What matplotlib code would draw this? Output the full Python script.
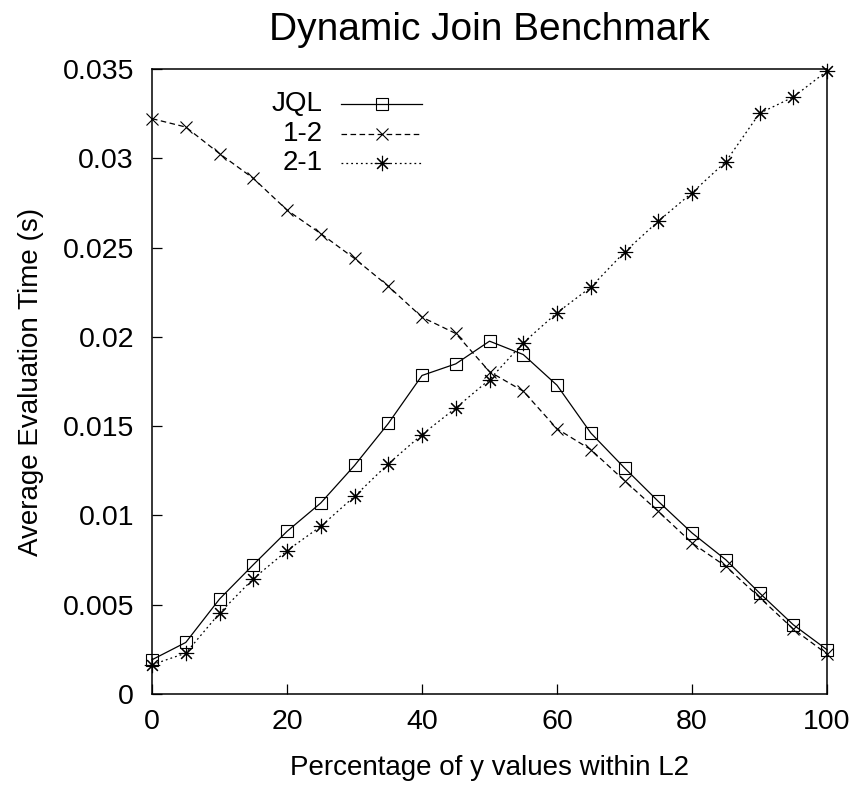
import matplotlib
matplotlib.use("Agg")
import matplotlib.pyplot as plt
from matplotlib.lines import Line2D

# ── data ──────────────────────────────────────────────────────────────────────
pct = [0, 5, 10, 15, 20, 25, 30, 35, 40, 45, 50,
       55, 60, 65, 70, 75, 80, 85, 90, 95, 100]

jql = [0.00192, 0.00289, 0.00532, 0.00724, 0.00911, 0.01070, 0.01280,
       0.01515, 0.01784, 0.01849, 0.01976, 0.01901, 0.01729, 0.01462,
       0.01266, 0.01079, 0.00902, 0.00752, 0.00566, 0.00388, 0.00248]

one_two = [0.03222, 0.03175, 0.03026, 0.02888, 0.02710, 0.02578, 0.02439,
           0.02284, 0.02110, 0.02019, 0.01805, 0.01696, 0.01485, 0.01369,
           0.01195, 0.01023, 0.00846, 0.00715, 0.00541, 0.00364, 0.00224]

two_one = [0.00164, 0.00229, 0.00453, 0.00646, 0.00803, 0.00939, 0.01107,
           0.01289, 0.01453, 0.01602, 0.01761, 0.01967, 0.02135, 0.02278,
           0.02475, 0.02648, 0.02807, 0.02981, 0.03252, 0.03343, 0.03489]

series_labels = ["JQL", "1-2", "2-1"]
yticks = [0, 0.005, 0.01, 0.015, 0.02, 0.025, 0.03, 0.035]
ytick_labels = ["0", "0.005", "0.01", "0.015", "0.02", "0.025", "0.03", "0.035"]
xticks = [0, 20, 40, 60, 80, 100]

# ── style ─────────────────────────────────────────────────────────────────────
plt.rcParams["font.family"] = ["Liberation Sans", "DejaVu Sans"]
plt.rcParams["lines.scale_dashes"] = False

asterisk = (8, 2, 0)
styles = [
    dict(ls="-", marker="s", ms=9, mfc="none"),
    dict(ls=(0, (4, 2.5)), marker="x", ms=9),
    dict(ls=(0, (1.3, 2.2)), marker=asterisk, ms=11),
]

fig = plt.figure(figsize=(8.58, 7.86), dpi=100)
ax = fig.add_axes([0.1772, 0.117, 0.9639 - 0.1772, 0.9122 - 0.117])

for vals, st in zip([jql, one_two, two_one], styles):
    ax.plot(pct, vals, color="black", lw=0.9, mew=0.8, clip_on=False, **st)

ax.set_xlim(0, 100)
ax.set_ylim(0, 0.035)
ax.set_xticks(xticks)
ax.set_yticks(yticks)
ax.set_yticklabels(ytick_labels)
ax.tick_params(direction="in", length=7, width=0.9, labelsize=20.5,
               top=False, right=False)
ax.tick_params(axis="y", pad=13)
ax.tick_params(axis="x", pad=11)
for sp in ax.spines.values():
    sp.set_linewidth(1.1)

ax.set_xlabel("Percentage of y values within L2", fontsize=20, labelpad=14)
ax.set_ylabel("Average Evaluation Time (s)", fontsize=20, labelpad=13)
ax.set_title("Dynamic Join Benchmark", fontsize=28, pad=21)

# gnuplot-style key: right-aligned label, then line sample with marker
row_y = [0.944, 0.896, 0.850]
for lab, st, yy in zip(series_labels, styles, row_y):
    ax.text(0.253, yy, lab, transform=ax.transAxes, ha="right", va="center",
            fontsize=20)
    ax.add_line(Line2D([0.28, 0.40], [yy, yy], transform=ax.transAxes,
                       color="black", lw=0.9, ls=st["ls"]))
    ax.add_line(Line2D([0.34], [yy], transform=ax.transAxes, color="black",
                       ls="none", marker=st["marker"], ms=st["ms"],
                       mfc="none", mew=0.8))

fig.savefig("out.png", dpi=100)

__Work instructions__: Each line from the top of the material through the line containing "0.01195, 0.01023, 0.00846, 0.00715, 0.00541, 0.00364, 0.00224]" should be reproduced exactly; please drop any images.

__Result__:
What matplotlib code would draw this? Output the full Python script.
import matplotlib
matplotlib.use("Agg")
import matplotlib.pyplot as plt
from matplotlib.lines import Line2D

# ── data ──────────────────────────────────────────────────────────────────────
pct = [0, 5, 10, 15, 20, 25, 30, 35, 40, 45, 50,
       55, 60, 65, 70, 75, 80, 85, 90, 95, 100]

jql = [0.00192, 0.00289, 0.00532, 0.00724, 0.00911, 0.01070, 0.01280,
       0.01515, 0.01784, 0.01849, 0.01976, 0.01901, 0.01729, 0.01462,
       0.01266, 0.01079, 0.00902, 0.00752, 0.00566, 0.00388, 0.00248]

one_two = [0.03222, 0.03175, 0.03026, 0.02888, 0.02710, 0.02578, 0.02439,
           0.02284, 0.02110, 0.02019, 0.01805, 0.01696, 0.01485, 0.01369,
           0.01195, 0.01023, 0.00846, 0.00715, 0.00541, 0.00364, 0.00224]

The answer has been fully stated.